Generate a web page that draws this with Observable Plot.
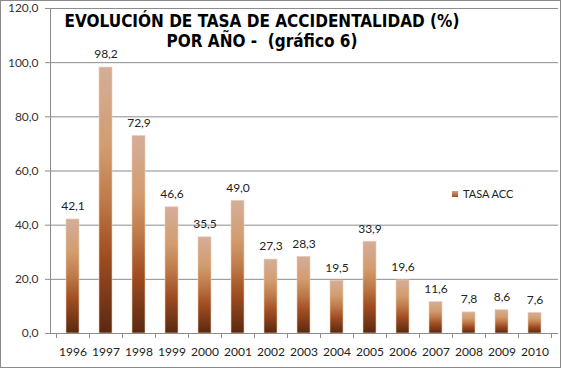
<!DOCTYPE html>
<html>
<head>
<meta charset="utf-8">
<script src="https://cdn.jsdelivr.net/npm/d3@7"></script>
<script src="https://cdn.jsdelivr.net/npm/@observablehq/plot@0.6"></script>
<style>
  html, body { margin: 0; padding: 0; background: #fff; }
  #wrap { position: relative; width: 563px; height: 369px; overflow: hidden; }
  #wrap svg { position: absolute; left: 0; top: 0; }
  #border { position: absolute; left: 0; top: 0; width: 561px; height: 368px; border: 1px solid #8a8a8a; box-sizing: border-box; pointer-events: none; }
  #title { position: absolute; left: 62px; width: 400px; top: 11px; text-align: center; white-space: pre;
    font-family: "DejaVu Sans Condensed", "DejaVu Sans", sans-serif; font-weight: bold; font-size: 17px; line-height: 20px; color: #000; }
  #legend { position: absolute; left: 452px; top: 187px; font-family: Lato, "Liberation Sans", sans-serif; font-size: 11px; color: #222; display: flex; align-items: center; }
  #legend span.sw { display: inline-block; width: 6px; height: 6px; margin-right: 5px; background: linear-gradient(#D4A27C, #9C4E22); }
</style>
</head>
<body>
<div id="wrap">
  <div id="border"></div>
</div>
<script>
const years = ["1996","1997","1998","1999","2000","2001","2002","2003","2004","2005","2006","2007","2008","2009","2010"];
const tasa = [42.1, 98.2, 72.9, 46.6, 35.5, 49.0, 27.3, 28.3, 19.5, 33.9, 19.6, 11.6, 7.8, 8.6, 7.6];
const yTicks = [0, 20, 40, 60, 80, 100, 120];
const titleLines = ["EVOLUCIÓN DE TASA DE ACCIDENTALIDAD (%)", "POR AÑO -  (gráfico 6)"];
const seriesName = "TASA ACC";

const data = years.map((y, i) => ({year: y, value: tasa[i]}));
const fmt = v => v.toFixed(1).replace(".", ",");

const defs = () => {
  const d = d3.create("svg:defs");
  const g = d.append("linearGradient").attr("id", "barGrad").attr("x1", 0).attr("y1", 0).attr("x2", 0).attr("y2", 1);
  [[0, "#D4AE9A"], [0.3, "#D29C6E"], [0.5, "#BE7A4A"], [0.7, "#A24E22"], [1, "#5A2810"]].forEach(([o, c]) =>
    g.append("stop").attr("offset", o).attr("stop-color", c));
  return d.node();
};

const xBoundaryTicks = (index, scales, values, dims) => {
  const x = scales.x;
  const step = x.step();
  const y0 = scales.y(0);
  const g = d3.create("svg:g").attr("stroke", "#8c8c8c").attr("stroke-width", 1);
  const xs = years.map(y => x(y) - step * x.paddingOuter()).concat([x(years[years.length - 1]) + x.bandwidth() + step * x.paddingOuter()]);
  xs.forEach(px => {
    const p = Math.round(px) + 0.5;
    g.append("line").attr("x1", p).attr("x2", p).attr("y1", y0).attr("y2", y0 + 5);
  });
  return g.node();
};

const chart = Plot.plot({
  width: 563,
  height: 369,
  marginLeft: 50,
  marginRight: 5,
  marginTop: 8,
  marginBottom: 36,
  style: {fontFamily: "Lato, 'Liberation Sans', sans-serif", fontSize: "12px", color: "#333", background: "transparent"},
  x: {domain: years, paddingInner: 0.6, paddingOuter: 0.3, axis: null, label: null},
  y: {domain: [0, 120], axis: null, label: null},
  marks: [
    defs,
    Plot.gridY(yTicks, {stroke: "#8c8c8c", strokeOpacity: 1, strokeWidth: 1}),
    Plot.axisY(yTicks, {tickSize: 5, tickPadding: 7, tickFormat: fmt, stroke: "#8c8c8c", fill: "#333", fontSize: 12, label: null}),
    Plot.axisX({tickSize: 0, tickPadding: 14, fill: "#222", fontSize: 12, label: null}),
    Plot.barY(data, {x: "year", y: "value", fill: "url(#barGrad)", stroke: "#F0CCB0", strokeWidth: 0.6}),
    Plot.ruleY([0], {stroke: "#8c8c8c"}),
    Plot.frame({anchor: "left", stroke: "#8c8c8c"}),
    xBoundaryTicks,
    Plot.text(data, {x: "year", y: "value", text: d => fmt(d.value), dy: -13, fill: "#222", fontSize: 12})
  ]
});

const wrap = document.getElementById("wrap");
wrap.insertBefore(chart, wrap.firstChild);

const title = document.createElement("div");
title.id = "title";
title.innerHTML = titleLines.map(t => `<div>${t}</div>`).join("");
wrap.appendChild(title);

const legend = document.createElement("div");
legend.id = "legend";
legend.innerHTML = `<span class="sw"></span><span>${seriesName}</span>`;
wrap.appendChild(legend);
</script>
</body>
</html>
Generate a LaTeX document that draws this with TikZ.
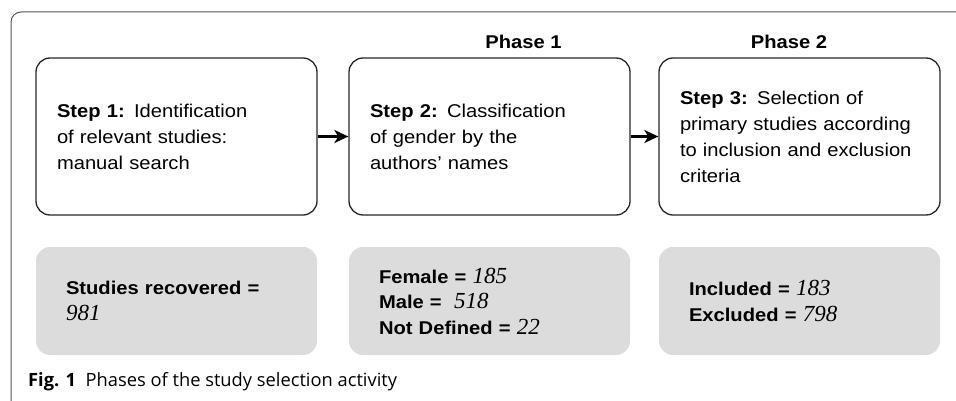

_____

> **Directive**: Find all lines where the word "that" appears. Copy them.

> **Written solution**:
Generate a web page that draws this with Observable Plot.
Generate a LaTeX document that draws this with TikZ.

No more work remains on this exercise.